Some of you who are Roanoke grads and Facebook users are probably already aware of a blog that ought to be required reading: Tamara Duricka's 31 Dates in 31 Days. Tamara was one of my coolest classmates at Roanoke and it's been so much fun reading about her adventures on the dating scene in New York. And she was even on Good Morning America today! I wouldn't be surprised if this idea turns into a movie script.

Tuesday, February 3, 2009

The highs and lows of teaching...

The low: This morning, in my 9:35 ENGL 102 class, I aked a simple question: "How many of you remembered to bring two copies of the workshop sheet? You know, the workshop sheet? The one I emailed you as an attachment, along with specific instructions that said you needed to bring two copies today? The one I also posted on Sakai and on the class web page? The one it says you to bring two copies of on your syllabus?"

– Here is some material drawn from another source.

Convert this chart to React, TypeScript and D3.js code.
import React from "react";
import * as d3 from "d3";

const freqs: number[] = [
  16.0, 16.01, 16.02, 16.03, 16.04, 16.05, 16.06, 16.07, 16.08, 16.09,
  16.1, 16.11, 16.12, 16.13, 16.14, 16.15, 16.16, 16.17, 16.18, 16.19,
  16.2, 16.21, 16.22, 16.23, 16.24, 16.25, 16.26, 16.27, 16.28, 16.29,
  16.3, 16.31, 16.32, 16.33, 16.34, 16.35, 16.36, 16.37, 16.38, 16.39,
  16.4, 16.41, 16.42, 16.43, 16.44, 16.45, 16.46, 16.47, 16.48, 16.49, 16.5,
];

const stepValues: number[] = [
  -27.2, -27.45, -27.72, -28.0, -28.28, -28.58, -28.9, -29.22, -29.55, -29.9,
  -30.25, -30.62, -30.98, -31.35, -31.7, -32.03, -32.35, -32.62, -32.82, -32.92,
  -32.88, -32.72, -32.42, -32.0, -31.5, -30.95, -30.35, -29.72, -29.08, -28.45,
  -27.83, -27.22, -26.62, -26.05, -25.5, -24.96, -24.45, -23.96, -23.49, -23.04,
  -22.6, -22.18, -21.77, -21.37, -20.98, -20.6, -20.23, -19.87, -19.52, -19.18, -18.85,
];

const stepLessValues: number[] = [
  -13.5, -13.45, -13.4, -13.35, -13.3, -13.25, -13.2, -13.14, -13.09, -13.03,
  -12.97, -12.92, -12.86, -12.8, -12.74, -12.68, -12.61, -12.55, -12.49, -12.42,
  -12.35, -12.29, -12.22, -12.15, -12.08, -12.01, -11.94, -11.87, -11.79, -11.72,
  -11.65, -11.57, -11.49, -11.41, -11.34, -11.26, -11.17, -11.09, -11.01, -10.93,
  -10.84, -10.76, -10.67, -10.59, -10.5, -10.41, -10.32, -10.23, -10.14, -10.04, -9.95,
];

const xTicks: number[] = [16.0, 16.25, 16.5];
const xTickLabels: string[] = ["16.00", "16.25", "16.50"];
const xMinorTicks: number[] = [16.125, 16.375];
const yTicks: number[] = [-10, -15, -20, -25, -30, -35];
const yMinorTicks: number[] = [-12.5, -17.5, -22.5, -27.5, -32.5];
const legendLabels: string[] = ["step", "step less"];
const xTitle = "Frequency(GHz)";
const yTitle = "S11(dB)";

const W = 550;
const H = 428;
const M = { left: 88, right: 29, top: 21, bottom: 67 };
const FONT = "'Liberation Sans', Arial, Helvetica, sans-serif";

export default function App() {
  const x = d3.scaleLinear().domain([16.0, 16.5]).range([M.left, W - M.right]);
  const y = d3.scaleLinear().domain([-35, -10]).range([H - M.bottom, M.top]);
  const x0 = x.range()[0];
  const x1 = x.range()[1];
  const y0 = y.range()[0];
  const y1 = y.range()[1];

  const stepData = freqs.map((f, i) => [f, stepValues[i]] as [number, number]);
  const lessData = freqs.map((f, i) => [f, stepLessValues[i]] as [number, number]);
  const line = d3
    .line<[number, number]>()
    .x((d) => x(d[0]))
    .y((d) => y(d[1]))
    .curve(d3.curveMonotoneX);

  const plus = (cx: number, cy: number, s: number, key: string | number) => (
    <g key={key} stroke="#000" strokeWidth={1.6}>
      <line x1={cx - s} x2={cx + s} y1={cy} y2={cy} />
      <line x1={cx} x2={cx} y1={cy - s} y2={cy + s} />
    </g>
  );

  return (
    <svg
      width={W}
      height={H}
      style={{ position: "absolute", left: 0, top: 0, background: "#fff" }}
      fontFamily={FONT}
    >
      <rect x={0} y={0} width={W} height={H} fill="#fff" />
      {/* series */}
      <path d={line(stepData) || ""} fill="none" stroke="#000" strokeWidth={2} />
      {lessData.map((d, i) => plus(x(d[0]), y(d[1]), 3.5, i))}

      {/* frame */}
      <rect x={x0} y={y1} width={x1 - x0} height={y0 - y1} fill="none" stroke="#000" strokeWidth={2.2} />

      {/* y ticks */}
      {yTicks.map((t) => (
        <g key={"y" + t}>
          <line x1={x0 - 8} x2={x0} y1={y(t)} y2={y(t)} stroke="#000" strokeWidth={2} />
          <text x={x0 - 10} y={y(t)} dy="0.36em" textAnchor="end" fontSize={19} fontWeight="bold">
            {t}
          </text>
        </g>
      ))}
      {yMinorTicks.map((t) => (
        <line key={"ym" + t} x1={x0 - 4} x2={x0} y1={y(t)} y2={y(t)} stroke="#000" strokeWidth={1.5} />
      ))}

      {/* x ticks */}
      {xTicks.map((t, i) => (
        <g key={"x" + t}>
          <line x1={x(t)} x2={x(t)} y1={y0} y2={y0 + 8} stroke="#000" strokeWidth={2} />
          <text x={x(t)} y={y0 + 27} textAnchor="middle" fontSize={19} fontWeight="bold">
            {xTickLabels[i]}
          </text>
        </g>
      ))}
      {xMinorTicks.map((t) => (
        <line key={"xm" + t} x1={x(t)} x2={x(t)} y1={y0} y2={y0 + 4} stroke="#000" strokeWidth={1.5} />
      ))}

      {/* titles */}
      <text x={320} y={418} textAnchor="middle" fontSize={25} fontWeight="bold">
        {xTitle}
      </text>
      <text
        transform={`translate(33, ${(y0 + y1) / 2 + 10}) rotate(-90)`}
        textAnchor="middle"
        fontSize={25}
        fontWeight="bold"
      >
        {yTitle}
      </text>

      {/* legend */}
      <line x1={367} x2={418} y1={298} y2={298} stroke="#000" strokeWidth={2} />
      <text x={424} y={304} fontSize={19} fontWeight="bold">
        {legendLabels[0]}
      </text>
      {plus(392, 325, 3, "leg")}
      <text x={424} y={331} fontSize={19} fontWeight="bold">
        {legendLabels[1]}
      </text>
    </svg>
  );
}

How many of my dear angels remembered? Of the nineteen who were there this morning, a grand total of eight had them. Four didn't even have drafts of their papers.

I was so mad. (And that's an understatement.) "Completely unacceptable!" I barked at them. I don't yell at my students a lot--I don't often have the need to. But when I do, they notice. And I did more than just yell--they'll be losing major points on their essays.

If I could have, I would have thrown the offenders out of the window one at a time. As it is, I am already dreading this weekend, as I make my way through their essays, many of which are sure to be crap.

The high: After I met with my afternoon section of ENGL 102, I was in a better mood. They all had their papers and only (!) five of them had forgotten the sheets. (Can you believe five out of twenty-five forgetting something--a full 20%--is a number that makes me feel better?)

Then, on my way back down to my office, I ran into one of my favorite students. She's in my ENGL 312 class this semester and had missed class the day before. "I was so upset about missing it!" she explained. "I love Nature!" (the Emerson text we discussed that day). "I was wickedly enjoying Emerson all weekend! Seriously--I am going to stop by your office just to talk about how awesome it is."

"Wickedly enjoying Emerson!" I love that.